■ Job:
Go through the listing and return every line with "matplotlib" in it.

■ Information shown:
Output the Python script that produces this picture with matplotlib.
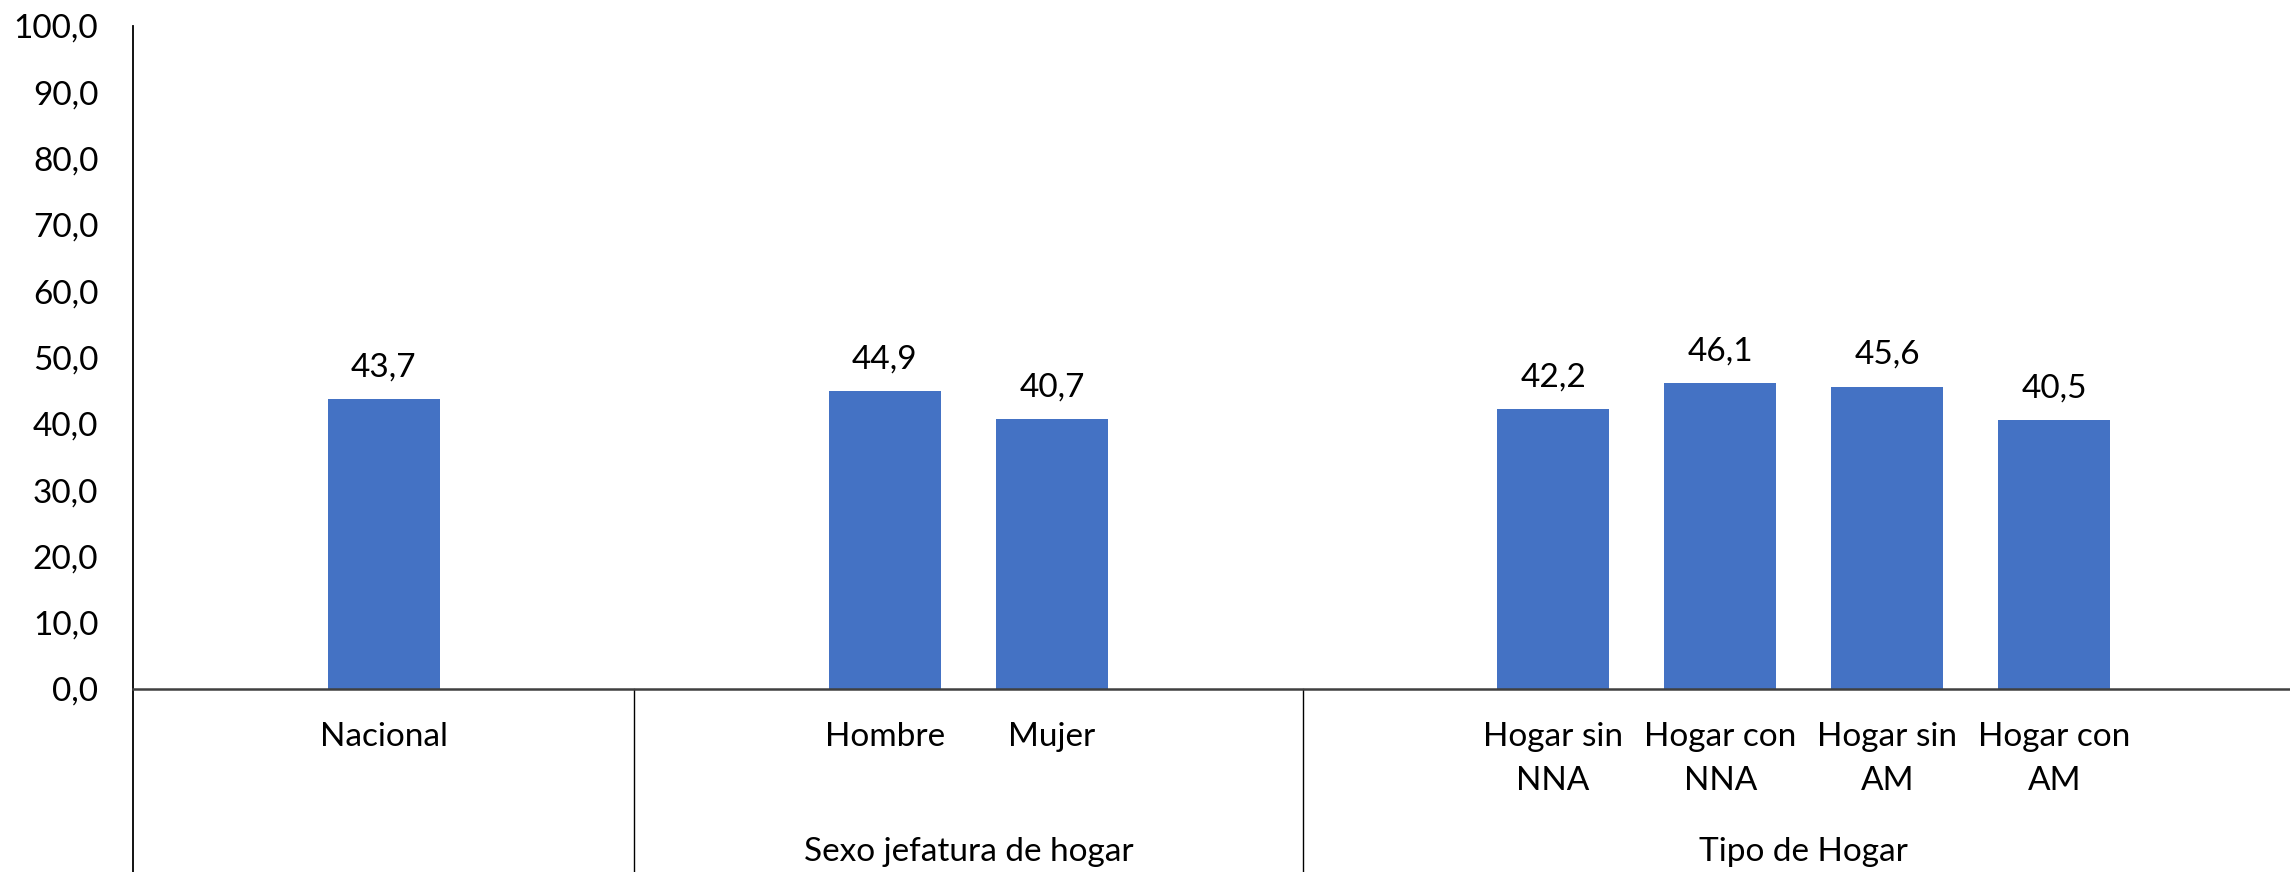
import matplotlib
matplotlib.use("Agg")
import matplotlib.pyplot as plt

# data
categorias = ["Nacional", "Hombre", "Mujer", "Hogar sin\nNNA", "Hogar con\nNNA",
              "Hogar sin\nAM", "Hogar con\nAM"]
valores = [43.7, 44.9, 40.7, 42.2, 46.1, 45.6, 40.5]
# slot of each bar on the category axis (13 slots, blanks between groups)
posiciones = [1, 4, 5, 8, 9, 10, 11]
grupos = ["", "Sexo jefatura de hogar", "Tipo de Hogar"]
grupo_limites = [0, 3, 7, 13]

plt.rcParams['font.family'] = ['Lato', 'DejaVu Sans']
AZUL = '#4472C4'
FS = 24

W, H = 2290, 872
x0, x1 = 133, 2305
y0, y1 = 689, 26

fig = plt.figure(figsize=(W / 100, H / 100), dpi=100)
ax = fig.add_axes([x0 / W, (H - y0) / H, (x1 - x0) / W, (y0 - y1) / H])

xs = [p + 0.5 for p in posiciones]
bars = ax.bar(xs, valores, width=0.67, color=AZUL, zorder=2)
ax.bar_label(bars, labels=[f"{v:.1f}".replace('.', ',') for v in valores],
             padding=12, fontsize=FS)

ax.set_xlim(0, 13)
ax.set_ylim(0, 100)
ax.set_yticks(range(0, 101, 10))
ax.set_yticklabels([f"{t:.1f}".replace('.', ',') for t in range(0, 101, 10)], fontsize=FS)
ax.set_xticks(xs)
ax.set_xticklabels(categorias, fontsize=FS, linespacing=1.58)
ax.tick_params(axis='both', length=0)
ax.tick_params(axis='y', pad=25)
ax.tick_params(axis='x', pad=24)

for s in ['top', 'right', 'left']:
    ax.spines[s].set_visible(False)
ax.spines['bottom'].set_color('#404040')
ax.spines['bottom'].set_linewidth(1.8)

# axis line and group separators reaching down to the figure edge
fondo = -(H - y0) / (y0 - y1)
trans = ax.get_xaxis_transform()
ax.plot([0, 0], [fondo, 1], transform=trans, color='black', lw=1.3, clip_on=False)
for b in grupo_limites[1:-1]:
    ax.plot([b, b], [fondo, 0], transform=trans, color='black', lw=1.0, clip_on=False)

# group titles
y_grupo = -(852 - y0) / (y0 - y1)
for g, a, b in zip(grupos, grupo_limites[:-1], grupo_limites[1:]):
    if g:
        ax.text((a + b) / 2, y_grupo, g, transform=trans, ha='center', va='center',
                fontsize=FS)

fig.savefig("out.png", dpi=100)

■ Solution to the problem:
Output the Python script that produces this picture with matplotlib.
import matplotlib
matplotlib.use("Agg")
import matplotlib.pyplot as plt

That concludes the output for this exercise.